(Dataset items)
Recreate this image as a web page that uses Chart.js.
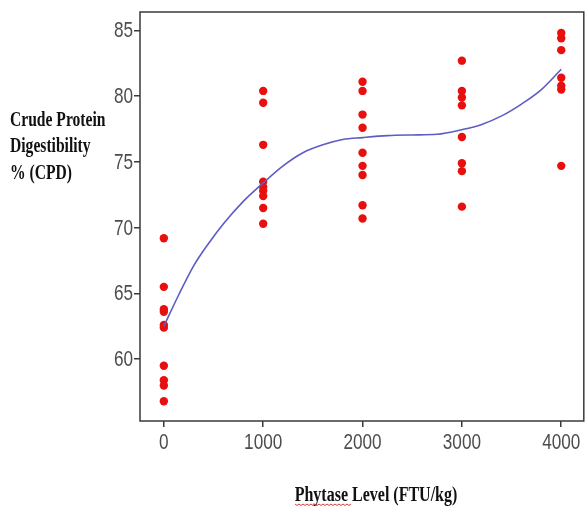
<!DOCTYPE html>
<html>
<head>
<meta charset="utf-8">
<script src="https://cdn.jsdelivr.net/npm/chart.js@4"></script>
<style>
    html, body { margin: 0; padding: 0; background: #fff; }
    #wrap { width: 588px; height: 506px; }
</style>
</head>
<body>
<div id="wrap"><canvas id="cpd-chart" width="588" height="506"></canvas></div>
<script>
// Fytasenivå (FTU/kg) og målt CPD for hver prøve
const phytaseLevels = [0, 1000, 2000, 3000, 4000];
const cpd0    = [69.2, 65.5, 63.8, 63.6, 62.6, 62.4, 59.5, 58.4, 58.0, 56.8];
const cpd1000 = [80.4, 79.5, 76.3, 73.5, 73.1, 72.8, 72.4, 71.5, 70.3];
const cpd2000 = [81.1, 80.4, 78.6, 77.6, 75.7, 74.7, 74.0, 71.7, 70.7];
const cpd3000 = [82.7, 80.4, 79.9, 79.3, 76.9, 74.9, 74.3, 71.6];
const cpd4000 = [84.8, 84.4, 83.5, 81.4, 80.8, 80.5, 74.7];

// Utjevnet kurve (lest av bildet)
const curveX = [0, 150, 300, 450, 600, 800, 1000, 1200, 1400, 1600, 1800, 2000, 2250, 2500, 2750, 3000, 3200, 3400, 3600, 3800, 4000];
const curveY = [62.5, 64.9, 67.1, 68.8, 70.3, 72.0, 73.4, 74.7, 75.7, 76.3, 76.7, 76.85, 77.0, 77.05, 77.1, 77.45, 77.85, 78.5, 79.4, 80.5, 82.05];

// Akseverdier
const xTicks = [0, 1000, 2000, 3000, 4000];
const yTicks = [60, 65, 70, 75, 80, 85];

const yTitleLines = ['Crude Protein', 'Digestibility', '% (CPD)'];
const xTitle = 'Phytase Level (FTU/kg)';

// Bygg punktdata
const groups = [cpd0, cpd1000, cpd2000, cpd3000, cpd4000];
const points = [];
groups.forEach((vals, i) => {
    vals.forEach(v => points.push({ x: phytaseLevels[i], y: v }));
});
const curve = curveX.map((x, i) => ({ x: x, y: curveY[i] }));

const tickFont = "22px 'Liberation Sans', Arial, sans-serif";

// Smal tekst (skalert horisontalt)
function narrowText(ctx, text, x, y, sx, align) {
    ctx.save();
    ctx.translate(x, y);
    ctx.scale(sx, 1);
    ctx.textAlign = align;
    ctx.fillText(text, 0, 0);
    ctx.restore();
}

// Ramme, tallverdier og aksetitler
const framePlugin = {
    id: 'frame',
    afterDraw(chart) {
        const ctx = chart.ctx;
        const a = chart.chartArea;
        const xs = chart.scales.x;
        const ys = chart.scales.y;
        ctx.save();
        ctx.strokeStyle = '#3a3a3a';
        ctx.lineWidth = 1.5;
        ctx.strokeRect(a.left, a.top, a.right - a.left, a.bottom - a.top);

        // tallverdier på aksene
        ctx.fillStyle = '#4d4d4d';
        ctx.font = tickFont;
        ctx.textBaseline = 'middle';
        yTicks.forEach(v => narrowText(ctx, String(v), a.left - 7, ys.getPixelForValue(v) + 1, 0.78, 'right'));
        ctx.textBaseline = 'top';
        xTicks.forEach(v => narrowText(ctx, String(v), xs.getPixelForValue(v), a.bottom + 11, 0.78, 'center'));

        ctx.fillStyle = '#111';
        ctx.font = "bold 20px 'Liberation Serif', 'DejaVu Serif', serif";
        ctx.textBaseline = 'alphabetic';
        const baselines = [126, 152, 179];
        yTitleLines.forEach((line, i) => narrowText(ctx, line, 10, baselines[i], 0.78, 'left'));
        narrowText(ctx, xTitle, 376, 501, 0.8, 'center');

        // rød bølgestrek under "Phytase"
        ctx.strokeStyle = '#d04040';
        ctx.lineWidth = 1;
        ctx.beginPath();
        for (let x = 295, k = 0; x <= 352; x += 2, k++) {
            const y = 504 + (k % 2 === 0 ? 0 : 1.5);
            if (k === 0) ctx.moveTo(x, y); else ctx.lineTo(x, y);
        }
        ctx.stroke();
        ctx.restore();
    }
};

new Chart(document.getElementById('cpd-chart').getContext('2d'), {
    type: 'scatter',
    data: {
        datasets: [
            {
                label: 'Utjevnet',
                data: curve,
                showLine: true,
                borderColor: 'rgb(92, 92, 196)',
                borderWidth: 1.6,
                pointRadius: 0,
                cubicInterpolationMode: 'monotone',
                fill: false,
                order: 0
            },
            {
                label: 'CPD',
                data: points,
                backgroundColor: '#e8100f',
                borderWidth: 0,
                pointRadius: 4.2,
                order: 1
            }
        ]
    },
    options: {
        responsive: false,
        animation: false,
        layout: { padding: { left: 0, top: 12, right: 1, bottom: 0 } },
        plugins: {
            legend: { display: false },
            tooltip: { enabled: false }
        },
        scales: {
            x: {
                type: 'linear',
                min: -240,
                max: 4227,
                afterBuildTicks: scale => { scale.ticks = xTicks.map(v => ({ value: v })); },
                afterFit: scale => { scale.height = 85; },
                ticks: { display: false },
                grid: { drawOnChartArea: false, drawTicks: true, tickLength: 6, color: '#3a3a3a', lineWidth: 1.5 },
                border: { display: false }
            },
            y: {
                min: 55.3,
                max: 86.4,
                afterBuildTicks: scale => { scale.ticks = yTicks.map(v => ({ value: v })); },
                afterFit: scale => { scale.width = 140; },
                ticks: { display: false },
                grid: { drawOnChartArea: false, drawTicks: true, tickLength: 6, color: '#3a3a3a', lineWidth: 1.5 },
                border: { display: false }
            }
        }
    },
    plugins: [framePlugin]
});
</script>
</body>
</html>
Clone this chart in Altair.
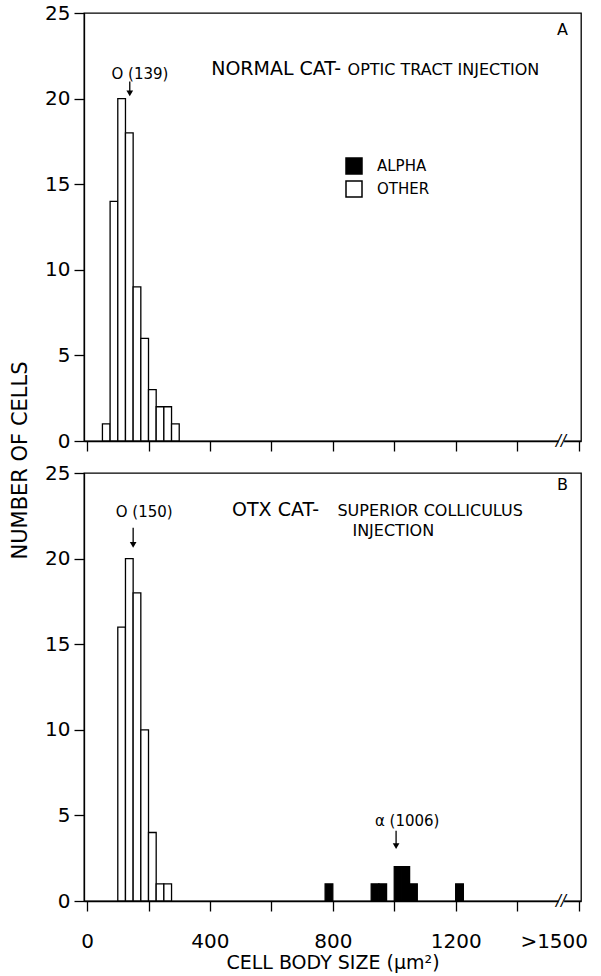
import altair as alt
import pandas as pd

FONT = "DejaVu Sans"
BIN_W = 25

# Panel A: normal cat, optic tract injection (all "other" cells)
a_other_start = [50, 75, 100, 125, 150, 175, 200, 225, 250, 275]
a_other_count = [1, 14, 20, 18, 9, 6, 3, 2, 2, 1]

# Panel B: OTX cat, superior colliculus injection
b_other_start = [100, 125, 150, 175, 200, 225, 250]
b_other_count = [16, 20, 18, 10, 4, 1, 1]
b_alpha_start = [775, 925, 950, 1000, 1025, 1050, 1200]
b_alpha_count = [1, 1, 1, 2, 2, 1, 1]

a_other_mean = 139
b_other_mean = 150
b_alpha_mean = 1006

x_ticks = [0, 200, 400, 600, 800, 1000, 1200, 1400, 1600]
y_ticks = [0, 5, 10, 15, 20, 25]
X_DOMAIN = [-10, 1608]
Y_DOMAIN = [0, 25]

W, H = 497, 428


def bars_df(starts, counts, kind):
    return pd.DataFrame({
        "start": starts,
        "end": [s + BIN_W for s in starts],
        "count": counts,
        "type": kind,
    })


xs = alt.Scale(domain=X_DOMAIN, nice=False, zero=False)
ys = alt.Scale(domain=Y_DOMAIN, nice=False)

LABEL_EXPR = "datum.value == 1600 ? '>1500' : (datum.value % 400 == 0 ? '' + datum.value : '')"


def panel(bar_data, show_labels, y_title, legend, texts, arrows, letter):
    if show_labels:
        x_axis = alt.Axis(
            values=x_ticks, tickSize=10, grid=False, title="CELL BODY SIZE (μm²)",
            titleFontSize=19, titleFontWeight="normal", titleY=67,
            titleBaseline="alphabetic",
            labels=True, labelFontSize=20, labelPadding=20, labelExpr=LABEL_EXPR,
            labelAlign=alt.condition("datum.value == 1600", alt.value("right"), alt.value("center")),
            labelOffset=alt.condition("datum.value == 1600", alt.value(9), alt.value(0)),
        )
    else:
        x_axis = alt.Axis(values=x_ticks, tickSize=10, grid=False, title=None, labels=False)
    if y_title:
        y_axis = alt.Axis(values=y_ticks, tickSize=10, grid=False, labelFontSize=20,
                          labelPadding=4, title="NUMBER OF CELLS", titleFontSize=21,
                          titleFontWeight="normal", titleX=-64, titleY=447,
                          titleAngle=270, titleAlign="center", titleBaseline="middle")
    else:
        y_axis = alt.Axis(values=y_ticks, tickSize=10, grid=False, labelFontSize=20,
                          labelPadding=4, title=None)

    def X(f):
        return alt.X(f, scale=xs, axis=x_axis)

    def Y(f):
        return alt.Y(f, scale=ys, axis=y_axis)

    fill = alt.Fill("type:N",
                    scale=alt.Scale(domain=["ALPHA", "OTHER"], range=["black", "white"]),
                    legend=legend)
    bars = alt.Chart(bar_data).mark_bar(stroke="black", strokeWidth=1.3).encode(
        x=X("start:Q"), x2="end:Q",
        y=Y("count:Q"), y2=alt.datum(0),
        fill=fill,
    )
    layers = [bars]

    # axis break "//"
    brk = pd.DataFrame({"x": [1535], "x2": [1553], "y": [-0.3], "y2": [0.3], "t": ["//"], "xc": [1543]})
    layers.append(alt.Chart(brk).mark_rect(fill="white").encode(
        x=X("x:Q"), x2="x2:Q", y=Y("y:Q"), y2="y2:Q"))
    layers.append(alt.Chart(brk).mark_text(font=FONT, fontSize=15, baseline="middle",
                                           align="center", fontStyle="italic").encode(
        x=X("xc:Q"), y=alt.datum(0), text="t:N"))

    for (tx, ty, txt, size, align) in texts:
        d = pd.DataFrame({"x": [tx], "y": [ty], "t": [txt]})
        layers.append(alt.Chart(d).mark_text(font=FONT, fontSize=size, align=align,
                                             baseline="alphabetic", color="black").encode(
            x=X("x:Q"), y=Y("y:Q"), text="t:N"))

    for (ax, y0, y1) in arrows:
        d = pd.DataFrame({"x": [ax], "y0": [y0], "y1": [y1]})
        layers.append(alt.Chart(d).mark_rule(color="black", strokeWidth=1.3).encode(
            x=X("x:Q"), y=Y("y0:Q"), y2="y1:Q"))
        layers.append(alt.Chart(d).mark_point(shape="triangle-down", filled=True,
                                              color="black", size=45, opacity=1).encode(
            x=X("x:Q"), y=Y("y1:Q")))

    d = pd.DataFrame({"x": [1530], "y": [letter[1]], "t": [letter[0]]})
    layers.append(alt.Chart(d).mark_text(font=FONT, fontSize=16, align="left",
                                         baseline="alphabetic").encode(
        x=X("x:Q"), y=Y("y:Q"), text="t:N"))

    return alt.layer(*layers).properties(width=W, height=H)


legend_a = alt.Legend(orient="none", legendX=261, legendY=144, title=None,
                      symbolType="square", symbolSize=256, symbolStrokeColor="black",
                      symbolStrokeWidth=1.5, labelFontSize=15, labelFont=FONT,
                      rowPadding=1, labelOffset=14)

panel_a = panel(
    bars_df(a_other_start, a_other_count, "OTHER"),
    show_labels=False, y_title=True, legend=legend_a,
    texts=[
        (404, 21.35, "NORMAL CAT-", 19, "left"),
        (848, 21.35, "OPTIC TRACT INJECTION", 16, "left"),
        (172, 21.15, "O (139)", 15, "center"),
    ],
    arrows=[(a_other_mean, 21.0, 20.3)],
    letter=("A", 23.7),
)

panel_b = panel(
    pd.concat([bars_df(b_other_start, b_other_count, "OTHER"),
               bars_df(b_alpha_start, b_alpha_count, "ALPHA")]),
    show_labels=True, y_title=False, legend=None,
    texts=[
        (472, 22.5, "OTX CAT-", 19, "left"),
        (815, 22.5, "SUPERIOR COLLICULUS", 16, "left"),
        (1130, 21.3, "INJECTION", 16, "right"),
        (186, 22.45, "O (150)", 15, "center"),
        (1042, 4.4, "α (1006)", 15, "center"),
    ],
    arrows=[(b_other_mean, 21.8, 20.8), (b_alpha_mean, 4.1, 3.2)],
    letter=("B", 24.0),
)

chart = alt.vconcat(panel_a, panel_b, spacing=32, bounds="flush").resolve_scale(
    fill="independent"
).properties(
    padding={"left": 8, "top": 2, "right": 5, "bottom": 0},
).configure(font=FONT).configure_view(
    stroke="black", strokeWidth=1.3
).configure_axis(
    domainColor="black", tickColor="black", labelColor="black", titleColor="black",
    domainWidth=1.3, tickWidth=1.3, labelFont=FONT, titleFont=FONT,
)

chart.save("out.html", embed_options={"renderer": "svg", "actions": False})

### Problem details
Give again, word for word, the lines from the one that contains "Clone this chart in Altair." to the one that contains "1600 ? '>1500'", both included. Omit the pictures.

### Written answer
Clone this chart in Altair.
import altair as alt
import pandas as pd

FONT = "DejaVu Sans"
BIN_W = 25

# Panel A: normal cat, optic tract injection (all "other" cells)
a_other_start = [50, 75, 100, 125, 150, 175, 200, 225, 250, 275]
a_other_count = [1, 14, 20, 18, 9, 6, 3, 2, 2, 1]

# Panel B: OTX cat, superior colliculus injection
b_other_start = [100, 125, 150, 175, 200, 225, 250]
b_other_count = [16, 20, 18, 10, 4, 1, 1]
b_alpha_start = [775, 925, 950, 1000, 1025, 1050, 1200]
b_alpha_count = [1, 1, 1, 2, 2, 1, 1]

a_other_mean = 139
b_other_mean = 150
b_alpha_mean = 1006

x_ticks = [0, 200, 400, 600, 800, 1000, 1200, 1400, 1600]
y_ticks = [0, 5, 10, 15, 20, 25]
X_DOMAIN = [-10, 1608]
Y_DOMAIN = [0, 25]

W, H = 497, 428


def bars_df(starts, counts, kind):
    return pd.DataFrame({
        "start": starts,
        "end": [s + BIN_W for s in starts],
        "count": counts,
        "type": kind,
    })


xs = alt.Scale(domain=X_DOMAIN, nice=False, zero=False)
ys = alt.Scale(domain=Y_DOMAIN, nice=False)

LABEL_EXPR = "datum.value == 1600 ? '>1500' : (datum.value % 400 == 0 ? '' + datum.value : '')"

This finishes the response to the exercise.